## Start Material for the task

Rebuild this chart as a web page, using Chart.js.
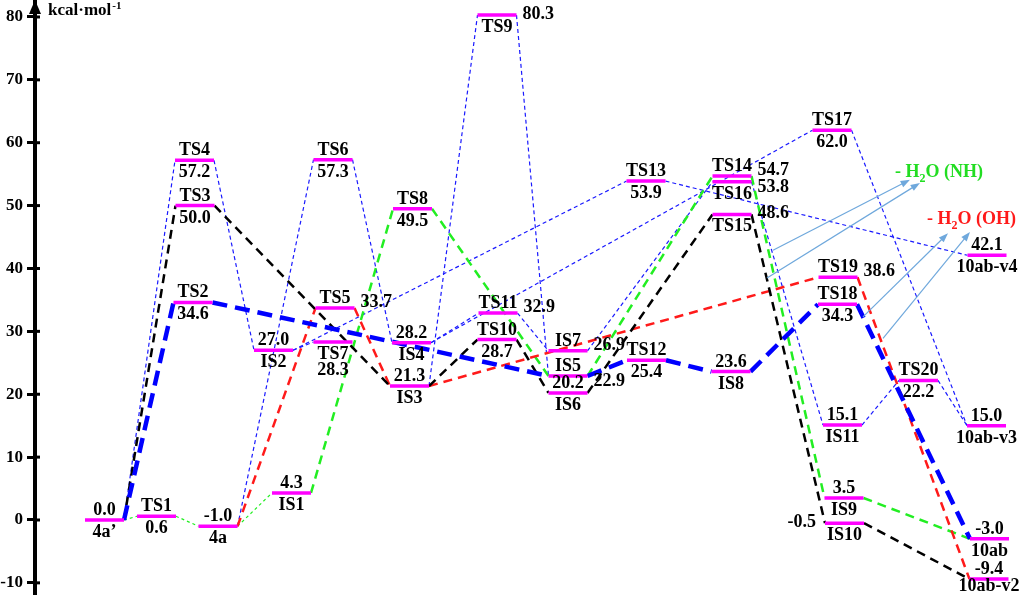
<!DOCTYPE html>
<html>
<head>
<meta charset="utf-8">
<script src="https://cdn.jsdelivr.net/npm/chart.js@4.4.0/dist/chart.umd.min.js"></script>
<style>
  html, body { margin: 0; padding: 0; background: #fff; }
  #wrap { width: 1024px; height: 595px; position: relative; }
</style>
</head>
<body>
<div id="wrap"><canvas id="energyChart"></canvas></div>
<script>
// stationary points along the reaction coordinate
var levelNames  = ["4a\u2019", "TS1", "4a", "TS2", "TS3", "TS4", "IS2", "IS1", "TS5", "TS6", "TS7",
                   "IS3", "IS4", "TS8", "TS9", "TS10", "TS11", "IS5", "IS6", "IS7", "TS12", "TS13",
                   "IS8", "TS14", "TS16", "TS15", "TS17", "TS19", "TS18", "IS11", "IS9", "IS10",
                   "TS20", "10ab-v4", "10ab-v3", "10ab", "10ab-v2"];
var levelCoord  = [6.95, 12.15, 18.3, 15.8, 16.0, 15.95, 23.85, 25.65, 30.0, 29.8, 29.8,
                   37.45, 37.65, 37.75, 46.2, 46.2, 46.3, 53.3, 53.3, 53.3, 61.15, 61.1,
                   69.6, 69.7, 69.7, 69.7, 79.7, 80.3, 80.25, 80.75, 80.9, 80.95,
                   88.35, 95.2, 95.15, 95.45, 95.4];
var levelEnergy = [0.0, 0.6, -1.0, 34.6, 50.0, 57.2, 27.0, 4.3, 33.7, 57.3, 28.3,
                   21.3, 28.2, 49.5, 80.3, 28.7, 32.9, 22.9, 20.2, 26.9, 25.4, 53.9,
                   23.6, 54.7, 53.8, 48.6, 62.0, 38.6, 34.3, 15.1, 3.5, -0.5,
                   22.2, 42.1, 15.0, -3.0, -9.4];

// where the name / the energy sits next to each level
var nameSide  = ["below", "above", "below", "above", "above", "above", "below", "below", "above", "above", "below",
                 "below", "below", "above", "below", "above", "above", "above", "below", "above", "above", "above",
                 "below", "above", "below", "below", "above", "above", "above", "below", "below", "below",
                 "above", "below", "below", "below", "below"];
var valueSide = ["above", "below", "above", "below", "below", "below", "above", "above", "rightUp", "below", "below2",
                 "above", "above", "below", "right", "below", "rightUp", "rightDown", "above", "rightUp", "below", "below",
                 "above", "rightUp", "rightDown", "right", "below", "rightUp", "below", "above", "above", "left",
                 "below", "above", "above", "above", "above"];

// pathways
var pathThinGreen = ["4a\u2019", "TS1", "4a", "IS1"];
var pathGreen     = ["IS1", "TS8", "IS5", "TS14", "IS9", "10ab"];
var pathBlack     = ["4a\u2019", "TS3", "IS3", "TS10", "IS6", "TS15", "IS10", "10ab-v2"];
var pathRed       = ["4a", "TS5", "IS3", "TS19", "10ab-v2"];
var pathBlueThick = ["4a\u2019", "TS2", "IS5", "TS12", "IS8", "TS18", "10ab"];
var pathBlueA     = ["4a\u2019", "TS4", "IS2", "TS13", "10ab-v4"];
var pathBlueB     = ["IS2", "TS7"];
var pathBlueC     = ["4a", "TS6", "IS4", "TS11", "IS7", "TS16", "IS11", "TS20", "10ab-v3"];
var pathBlueD     = ["IS4", "TS17", "10ab-v3"];
var pathBlueE     = ["IS3", "TS9", "IS5"];

// water-loss arrows [x0, y0, x1, y1]
var arrowsNH = [[73.8, 42.9, 87.5, 54.1], [73.2, 38.5, 88.5, 53.6]];
var arrowsOH = [[82.8, 32.3, 91.3, 45.6], [84.8, 28.9, 93.5, 45.8]];

var yTicks = [-10, 0, 10, 20, 30, 40, 50, 60, 70, 80];

var BAR_HALF = 1.95;
var SERIF = '"Liberation Serif", "Times New Roman", serif';
var FONT = 'bold 18px ' + SERIF;

function lvl(n) { return levelNames.indexOf(n); }

function pathData(path) {
  var pts = [];
  for (var i = 0; i < path.length - 1; i++) {
    var a = lvl(path[i]), b = lvl(path[i + 1]);
    pts.push({x: levelCoord[a] + BAR_HALF, y: levelEnergy[a]});
    pts.push({x: levelCoord[b] - BAR_HALF, y: levelEnergy[b]});
    pts.push({x: levelCoord[b], y: null});
  }
  return pts;
}

function levelData() {
  var pts = [];
  for (var i = 0; i < levelNames.length; i++) {
    pts.push({x: levelCoord[i] - BAR_HALF, y: levelEnergy[i]});
    pts.push({x: levelCoord[i] + BAR_HALF, y: levelEnergy[i]});
    pts.push({x: levelCoord[i], y: null});
  }
  return pts;
}

function ds(data, color, width, dash) {
  return { data: data, borderColor: color, borderWidth: width, borderDash: dash,
           pointRadius: 0, spanGaps: false, fill: false, tension: 0 };
}

var decor = {
  id: 'decor',
  afterDraw: function(chart) {
    var c = chart.ctx, xs = chart.scales.x, ys = chart.scales.y;
    var ax = chart.chartArea.left;
    var bottomLimit = chart.height - 4;
    c.save();
    // tick stubs right of the axis
    c.strokeStyle = '#000';
    c.lineWidth = 3;
    yTicks.forEach(function(v) {
      var y = ys.getPixelForValue(v);
      c.beginPath(); c.moveTo(ax, y); c.lineTo(ax + 5, y); c.stroke();
    });
    // axis arrow head
    c.fillStyle = '#000';
    c.beginPath(); c.moveTo(ax, 0); c.lineTo(ax - 6, 14); c.lineTo(ax + 6, 14); c.closePath(); c.fill();
    // unit
    c.font = 'bold 17px ' + SERIF;
    c.textAlign = 'left'; c.textBaseline = 'alphabetic';
    c.fillText('kcal\u00b7mol', 48, 15);
    var w = c.measureText('kcal\u00b7mol').width;
    c.font = 'bold 11px ' + SERIF;
    c.fillText('-1', 48 + w + 1, 9);

    // arrows
    c.strokeStyle = '#6fa8dc'; c.fillStyle = '#6fa8dc'; c.lineWidth = 1.2;
    arrowsNH.concat(arrowsOH).forEach(function(a) {
      var x0 = xs.getPixelForValue(a[0]), y0 = ys.getPixelForValue(a[1]);
      var x1 = xs.getPixelForValue(a[2]), y1 = ys.getPixelForValue(a[3]);
      var ang = Math.atan2(y1 - y0, x1 - x0);
      c.beginPath(); c.moveTo(x0, y0); c.lineTo(x1 - 6 * Math.cos(ang), y1 - 6 * Math.sin(ang)); c.stroke();
      c.beginPath();
      c.moveTo(x1, y1);
      c.lineTo(x1 - 10 * Math.cos(ang - 0.35), y1 - 10 * Math.sin(ang - 0.35));
      c.lineTo(x1 - 10 * Math.cos(ang + 0.35), y1 - 10 * Math.sin(ang + 0.35));
      c.closePath(); c.fill();
    });

    // water-loss captions
    function h2o(label, color, x, y) {
      c.fillStyle = color;
      c.font = FONT;
      c.textAlign = 'left';
      c.fillText('- H', x, y);
      var px = x + c.measureText('- H').width;
      c.font = 'bold 12px ' + SERIF;
      c.fillText('2', px, y + 5);
      px += c.measureText('2').width;
      c.font = FONT;
      c.fillText('O (' + label + ')', px, y);
    }
    h2o('NH', '#22dd22', xs.getPixelForValue(86.0), ys.getPixelForValue(54.5));
    h2o('OH', '#ff1a1a', xs.getPixelForValue(89.2), ys.getPixelForValue(47.0));

    // level labels
    c.fillStyle = '#000';
    c.font = FONT;
    for (var i = 0; i < levelNames.length; i++) {
      var cx = xs.getPixelForValue(levelCoord[i]);
      var py = ys.getPixelForValue(levelEnergy[i]);
      var rx = xs.getPixelForValue(levelCoord[i] + BAR_HALF);
      var lx = xs.getPixelForValue(levelCoord[i] - BAR_HALF);
      var val = levelEnergy[i].toFixed(1);
      place(levelNames[i], nameSide[i]);
      place(val, valueSide[i]);
      function place(txt, side) {
        c.textBaseline = 'alphabetic';
        if (side === 'above') { c.textAlign = 'center'; c.fillText(txt, cx, py - 5); }
        else if (side === 'below') { c.textAlign = 'center'; c.fillText(txt, cx, Math.min(py + 17, bottomLimit)); }
        else if (side === 'below2') { c.textAlign = 'center'; c.fillText(txt, cx, py + 33); }
        else if (side === 'right') { c.textAlign = 'left'; c.fillText(txt, rx + 6, py + 4); }
        else if (side === 'rightUp') { c.textAlign = 'left'; c.fillText(txt, rx + 6, py - 1); }
        else if (side === 'rightDown') { c.textAlign = 'left'; c.fillText(txt, rx + 6, py + 10); }
        else if (side === 'left') { c.textAlign = 'right'; c.fillText(txt, lx - 9, py + 4); }
      }
    }
    c.restore();
  }
};

var chart = new Chart(document.getElementById('energyChart'), {
  type: 'line',
  data: {
    datasets: [
      ds(levelData(), '#ff00ff', 3.5, []),
      ds(pathData(pathBlueThick), '#0000ff', 4.5, [15, 8]),
      ds(pathData(pathBlack), '#000000', 2.5, [9, 6]),
      ds(pathData(pathRed), '#ff1a1a', 2.5, [9, 6]),
      ds(pathData(pathGreen), '#22ee22', 2.5, [9, 6]),
      ds(pathData(pathThinGreen), '#22ee22', 1.2, [3, 3]),
      ds(pathData(pathBlueA), '#1a1aff', 1.2, [4, 3]),
      ds(pathData(pathBlueB), '#1a1aff', 1.2, [4, 3]),
      ds(pathData(pathBlueC), '#1a1aff', 1.2, [4, 3]),
      ds(pathData(pathBlueD), '#1a1aff', 1.2, [4, 3]),
      ds(pathData(pathBlueE), '#1a1aff', 1.2, [4, 3])
    ]
  },
  options: {
    responsive: true,
    maintainAspectRatio: false,
    animation: false,
    layout: { padding: 0 },
    plugins: { legend: { display: false }, tooltip: { enabled: false } },
    scales: {
      x: { type: 'linear', display: false, min: 0, max: 98.9 },
      y: {
        type: 'linear', min: -11.93, max: 82.7,
        afterFit: function(s) { s.width = 35; s.paddingTop = 0; s.paddingBottom = 0; },
        afterBuildTicks: function(s) { s.ticks = yTicks.map(function(v) { return {value: v}; }); },
        ticks: { padding: 4, color: '#000', font: { family: SERIF, size: 17, weight: 'bold' } },
        grid: { drawOnChartArea: false, drawTicks: true, tickLength: 8, tickWidth: 3, tickColor: '#000' },
        border: { display: true, width: 4, color: '#000' }
      }
    }
  },
  plugins: [decor]
});
</script>
</body>
</html>
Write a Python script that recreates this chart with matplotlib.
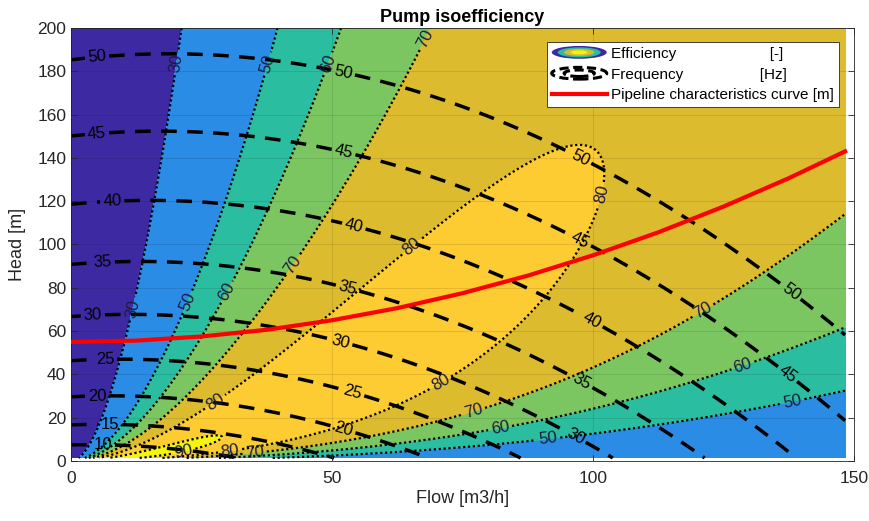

## End Material for the task

▶ [What you should do]:
Search the preceding listing for the word "script" and pull out every line that holds it.

▶ [Task output]:
<script src="https://cdn.jsdelivr.net/npm/chart.js@4.4.0/dist/chart.umd.min.js"></script>
<script>
</script>
Write a Python script that recreates this chart with matplotlib.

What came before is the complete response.